I found this on the LCMS. It talks more about their position on intelligent design than it does creation (young earth/old earth/gap/theistic evolution).
http://lcms.org/Document.fdoc?src=lcm&id=1103
From the LCMS website:
Of Creation
(St. Louis: Concordia Publishing House, N.D.)
[Adopted 1932]
5. We teach that God has created heaven and earth, and that in the manner and in the space of time recorded in the Holy Scriptures, especially Gen. 1 and 2, namely, by His almighty creative word, and in six days. We reject every doctrine which denies or limits the work of creation as taught in Scripture. In our days it is denied or limited by those who assert, ostensibly in deference to science, that the world came into existence through a process of evolution; that is, that it has, in immense periods of time, developed more or less of itself. Since no man was present when it pleased God to create the world, we must look for a reliable account of creation to God's own record, found in God's own book, the Bible. We accept God's own record with full confidence and confess with Luther's Catechism: "I believe that God has made me and all creatures."
Also this...
Was the universe created in six literal 24-hour periods?
Q: A person, because of his study of science, does not believe that the universe was created in six literal 24-hour periods. Does this fact, by itself, render this person ineligible for membership in the LCMS?
A: A person's private views regarding this question do not automatically disqualify a person from becoming a member of the congregation. It is possible, of course, that someone holding to a given theory about the "six days" of the creation accounts also holds to views about the Bible that would be troublesome and perhaps in some cases detrimental to saving faith.
But judgments in this regard belong in the realm of individual pastoral care, and are not a matter of hard and fast rules so that someone's personal opinions in this area would become in effect a kind of litmus test for membership.
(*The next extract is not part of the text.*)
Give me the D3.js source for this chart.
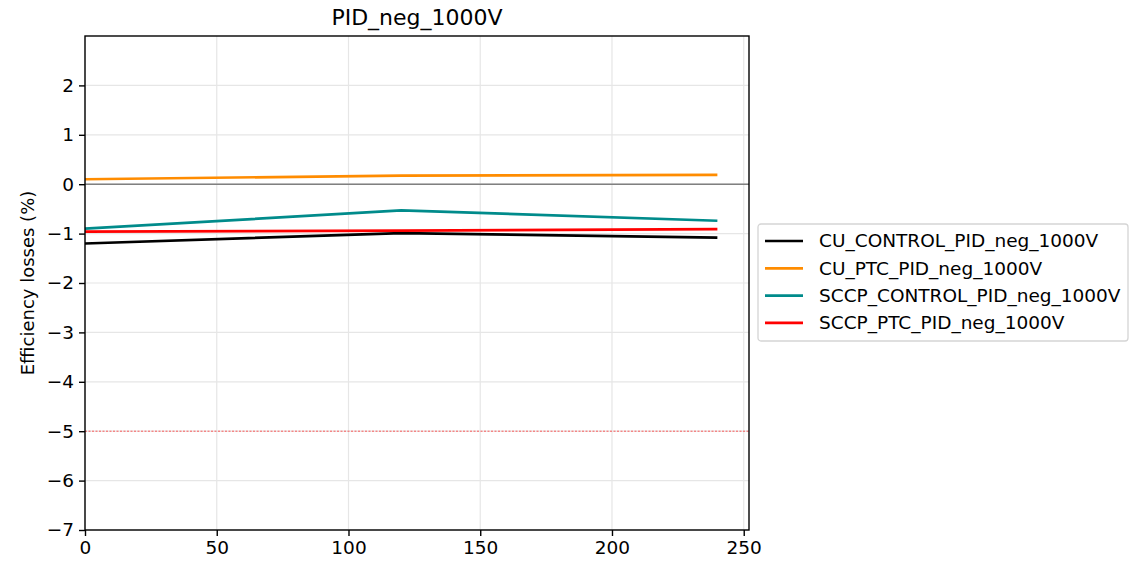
<!DOCTYPE html>
<html>
<head>
<meta charset="utf-8">
<script src="https://cdn.jsdelivr.net/npm/d3@7"></script>
<style>
  body { margin: 0; background: #fff; }
  svg text { font-family: "DejaVu Sans", sans-serif; fill: #000; }
</style>
</head>
<body>
<svg id="svg1" width="1133" height="561"></svg>
<script>
// hours of test
const hours = [0, 120, 240];
const seriesNames = ["CU_CONTROL_PID_neg_1000V", "CU_PTC_PID_neg_1000V", "SCCP_CONTROL_PID_neg_1000V", "SCCP_PTC_PID_neg_1000V"];
const cuControl = [-1.20, -0.99, -1.08];
const cuPtc = [0.10, 0.175, 0.19];
const sccpControl = [-0.90, -0.53, -0.74];
const sccpPtc = [-0.96, -0.94, -0.91];
const colors = ["#000000", "#ff8c00", "#008b8b", "#ff0000"];
const xTicks = [0, 50, 100, 150, 200, 250];
const yTicks = [-7, -6, -5, -4, -3, -2, -1, 0, 1, 2];
const limitLine = -5;

const allSeries = [cuControl, cuPtc, sccpControl, sccpPtc];

const margin = {left: 85, top: 36, right: 1133 - 749, bottom: 561 - 530};
const svg = d3.select('#svg1');
const innerWidth = 1133 - margin.left - margin.right;
const innerHeight = 561 - margin.top - margin.bottom;

const x = d3.scaleLinear().domain([0, 252]).range([0, innerWidth]);
const y = d3.scaleLinear().domain([-7, 3]).range([innerHeight, 0]);

const g = svg.append('g').attr('transform', `translate(${margin.left},${margin.top})`);

// grid
g.append('g').selectAll('line').data(xTicks).join('line')
    .attr('x1', d => x(d)).attr('x2', d => x(d))
    .attr('y1', 0).attr('y2', innerHeight)
    .attr('stroke', '#e6e6e6').attr('stroke-width', 1.2);
g.append('g').selectAll('line').data(yTicks).join('line')
    .attr('x1', 0).attr('x2', innerWidth)
    .attr('y1', d => y(d)).attr('y2', d => y(d))
    .attr('stroke', '#e6e6e6').attr('stroke-width', 1.2);

// zero line and limit line
g.append('line')
    .attr('x1', 0).attr('x2', innerWidth)
    .attr('y1', y(0)).attr('y2', y(0))
    .attr('stroke', '#808080').attr('stroke-width', 1.5);
g.append('line')
    .attr('x1', 0).attr('x2', innerWidth)
    .attr('y1', y(limitLine)).attr('y2', y(limitLine))
    .attr('stroke', '#ff0000').attr('stroke-opacity', 0.7)
    .attr('stroke-width', 0.9).attr('stroke-dasharray', '2,1.5');

// series
const line = d3.line().x((d, i) => x(hours[i])).y(d => y(d));
g.append('g').selectAll('path').data(allSeries).join('path')
    .attr('d', line)
    .attr('fill', 'none')
    .attr('stroke', (d, i) => colors[i])
    .attr('stroke-width', 2.7)
    .attr('stroke-linejoin', 'round');

// axes
const xAxis = g.append('g').attr('transform', `translate(0,${innerHeight})`)
    .call(d3.axisBottom(x).tickValues(xTicks).tickSize(6).tickPadding(5));
const yAxis = g.append('g')
    .call(d3.axisLeft(y).tickValues(yTicks).tickSize(6).tickPadding(5)
        .tickFormat(d => d < 0 ? '\u2212' + Math.abs(d) : d));
[xAxis, yAxis].forEach(a => {
    a.selectAll('text').style('font-size', '18.5px');
    a.selectAll('line').attr('stroke', '#000').attr('stroke-width', 1.4);
    a.select('.domain').remove();
});

// frame
g.append('rect')
    .attr('width', innerWidth).attr('height', innerHeight)
    .attr('fill', 'none').attr('stroke', '#000').attr('stroke-width', 1.4);

// title and label
svg.append('text')
    .attr('x', margin.left + innerWidth / 2).attr('y', 25)
    .attr('text-anchor', 'middle').style('font-size', '22px')
    .text('PID_neg_1000V');
svg.append('text')
    .attr('transform', `translate(34,${margin.top + innerHeight / 2}) rotate(-90)`)
    .attr('text-anchor', 'middle').style('font-size', '18px')
    .text('Efficiency losses (%)');

// legend
const legend = svg.append('g').attr('transform', 'translate(758,224)');
legend.append('rect')
    .attr('width', 370).attr('height', 117).attr('rx', 3)
    .attr('fill', '#fff').attr('stroke', '#d5d5d5').attr('stroke-width', 1.3);
const items = legend.selectAll('g.item').data(seriesNames).join('g')
    .attr('class', 'item')
    .attr('transform', (d, i) => `translate(0,${17 + i * 27.3})`);
items.append('line')
    .attr('x1', 7).attr('x2', 45)
    .attr('stroke', (d, i) => colors[i]).attr('stroke-width', 2.7);
items.append('text')
    .attr('x', 61).attr('dy', '0.35em')
    .style('font-size', '18.5px')
    .text(d => d);
</script>
</body>
</html>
It has generally been taught in our church that unless there is a compelling reason, on the basis of the biblical texts themselves, to understand the six days of the Genesis accounts as anything other than normal 24-hour days, we are to believe that God created the world in six 24-hour days (see Luther's Small Catechism with Explanation, Question 97 [CPH, 1986, p. 106]).
Official members of the LCMS (congregations, pastors, rostered church workers), of course, pledge to honor and uphold the official position of the Synod on doctrinal issues, including its official position on creation.